The Essence of Iqbal’s Intellectual Project

 

[The following selection from Zindah-Rūd (The Living Stream, Javid Iqbal’s biography of his father, Muhammad Iqbal, offers a compact statement of Iqbal’s project for rebuilding the character of the individual Muslim and reforming Muslim society.]

 

A study of Iqbal’s writings makes it plain that, from the very outset, he had specific ideas about rebuilding the Muslim individual and Muslim society; there was, likewise, no confusion in his mind regarding the purpose of poetry. During the middle and final periods of his life, it was these ideas that he presented in greater detail in his prose and poetry. To him, the educated Muslim classes, as a whole, suffered from a conflict in thinking, or had double standards. Influenced by Western notions, these classes were secular in their everyday lifestyle, but, following convention, they also claimed to believe in Islam. In the minds of educated Muslims, faith and action had not been unified—the gap between the two had, in fact, turned into a duality, and this duality had given society a particularly bad case of hypocrisy. Iqbal wished to put an end to this duality of mind. To him, the mere promotion of a traditional interpretation of the religion would not serve to rebuild the Muslim individual and Muslim society. It was his ardent desire to have Muslim theology and law recodified in response to the needs of modern times and in light of the infinite progress that had taken place in the disciplines of knowledge. At the same time, he strove to repair the break in the intellectual continuum of Islam and knowledge in order to revive, in the true sense of the phrase, Islamic civilization. He wished that Muslim institutions would produce a mold or template of personality that would help in the formation of a genuinely Muslim character in the present age. At all events, he felt that most of the conservative or traditionally oriented scholars and Sufis would find his ideas unacceptable. And vet, certain desiderata of revival made it imperative to express those ideas openly.
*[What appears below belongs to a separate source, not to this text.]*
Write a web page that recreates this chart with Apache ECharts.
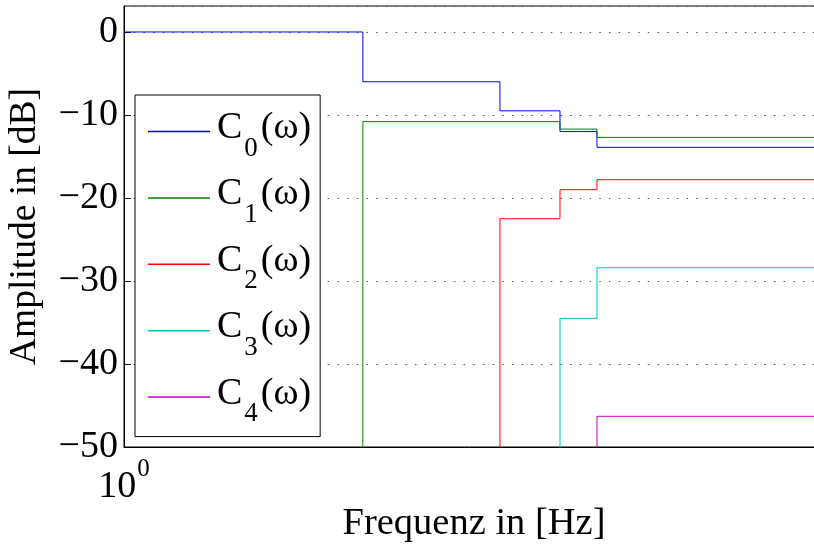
<!DOCTYPE html>
<html>
<head>
<meta charset="utf-8">
<script src="https://cdn.jsdelivr.net/npm/echarts@6/dist/echarts.min.js"></script>
<style>html,body{margin:0;padding:0;background:#fff}#c{width:814px;height:544px}</style>
</head>
<body>
<div id="c"></div>
<script>
// Frequencies (log axis) where the step changes
const fC0 = [1, 2.194, 3.444, 4.196, 4.739, 10];
const C0  = [0, -6.0, -9.5, -12.0, -13.9, -13.9];
const fC1 = [1, 2.194, 4.196, 4.739, 10];
const C1  = [-60, -10.8, -11.7, -12.7, -12.7];
const fC2 = [1, 3.444, 4.196, 4.739, 10];
const C2  = [-60, -22.5, -19.0, -17.8, -17.8];
const fC3 = [1, 4.196, 4.739, 10];
const C3  = [-60, -34.5, -28.4, -28.4];
const fC4 = [1, 4.739, 10];
const C4  = [-60, -46.3, -46.3];
const names = ['C0(ω)', 'C1(ω)', 'C2(ω)', 'C3(ω)', 'C4(ω)'];
const colors = ['#0000ff', '#007f00', '#ff0000', '#00bfbf', '#bf00bf'];
const yTicks = [-50, -40, -30, -20, -10, 0];

const FONT = 'Liberation Serif';
const xs = [fC0, fC1, fC2, fC3, fC4];
const ys = [C0, C1, C2, C3, C4];

const series = names.map((n, i) => ({
  name: n,
  type: 'line',
  step: 'end',
  symbol: 'none',
  showSymbol: false,
  clip: true,
  color: colors[i],
  lineStyle: { width: 1, color: colors[i] },
  data: xs[i].map((x, k) => [x, ys[i][k]])
}));

const chart = echarts.init(document.getElementById('c'), null, { renderer: 'canvas' });
chart.setOption({
  animation: false,
  backgroundColor: '#fff',
  grid: { left: 124, top: 6, right: -10, bottom: 97, outerBoundsMode: 'none', containLabel: false,
          show: true, borderColor: '#000', borderWidth: 1, backgroundColor: 'transparent' },
  xAxis: {
    type: 'log', logBase: 10, min: 1, max: 10,
    name: 'Frequenz in [Hz]', nameLocation: 'middle', nameGap: 57, nameMoveOverlap: false,
    nameTextStyle: { fontFamily: FONT, fontSize: 38.5, color: '#000' },
    axisLine: { show: true, onZero: false, lineStyle: { color: '#000', width: 1 } },
    axisTick: { show: false },
    minorTick: { show: false },
    splitLine: { show: false },
    axisLabel: {
      margin: 21,
      formatter: v => (Math.abs(v - 1) < 1e-9 ? '{a|10}{b|0}' : ''),
      rich: {
        a: { fontFamily: FONT, fontSize: 38, color: '#000', verticalAlign: 'bottom', lineHeight: 38 },
        b: { fontFamily: FONT, fontSize: 25, color: '#000', verticalAlign: 'bottom', lineHeight: 25, padding: [0, 0, 24, 1] }
      }
    }
  },
  yAxis: {
    type: 'value', min: -50, max: 3.13, interval: 10,
    name: 'Amplitude in [dB]', nameLocation: 'middle', nameGap: 80, nameRotate: 90, nameMoveOverlap: false,
    nameTextStyle: { fontFamily: FONT, fontSize: 37.5, color: '#000' },
    axisLine: { show: true, onZero: false, lineStyle: { color: '#000', width: 1 } },
    axisTick: { show: true, inside: true, length: 7, lineStyle: { color: '#000' } },
    axisLabel: {
      showMaxLabel: false,
      margin: 6,
      fontFamily: FONT, fontSize: 38, color: '#000',
      formatter: v => (yTicks.indexOf(v) < 0 ? '' : (v < 0 ? '\u2212' + Math.abs(v) : String(v)))
    },
    splitLine: { show: true, lineStyle: { color: '#555', width: 1, type: [1.5, 8.2] } }
  },
  legend: {
    orient: 'vertical', left: 135, top: 95,
    padding: [6, 9, 9, 13],
    itemGap: 5.4,
    itemWidth: 62, itemHeight: 1.5,
    icon: 'rect',
    backgroundColor: '#fff', borderColor: '#000', borderWidth: 1,
    data: names,
    formatter: n => '{c|' + n.charAt(0) + '}{s|' + n.charAt(1) + '}{m|' + n.slice(2) + '}',
    textStyle: {
      rich: {
        c: { fontFamily: FONT, fontSize: 38, color: '#000', lineHeight: 36, verticalAlign: 'middle', padding: [0, 0, 7, 2] },
        m: { fontFamily: FONT, fontSize: 38, color: '#000', lineHeight: 36, verticalAlign: 'middle', padding: [0, 0, 7, 0] },
        s: { fontFamily: FONT, fontSize: 27, color: '#000', lineHeight: 36, verticalAlign: 'middle', padding: [34, 3, 0, 2] }
      }
    }
  },
  series: series
});
</script>
</body>
</html>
Accordingly, on the one hand, his plan for rebuilding the Muslim individual and Muslim society consisted of thoroughly practical suggestions, and, on the other hand, he was constantly in search of that Perfect Man, or Man of Tomorrow, who would bring into existence his future ideal Muslim society.

 

 

Javid Iqbal, Zindah-Rūd

(Lahore: Sheikh Ghulam Ali and Sons, 1979), 323

Translated &y Mustansir Mir

 

The Difference Between a Mathematician and a Poet

 

A mathematician cannot but a poet can enclose infinity in a line.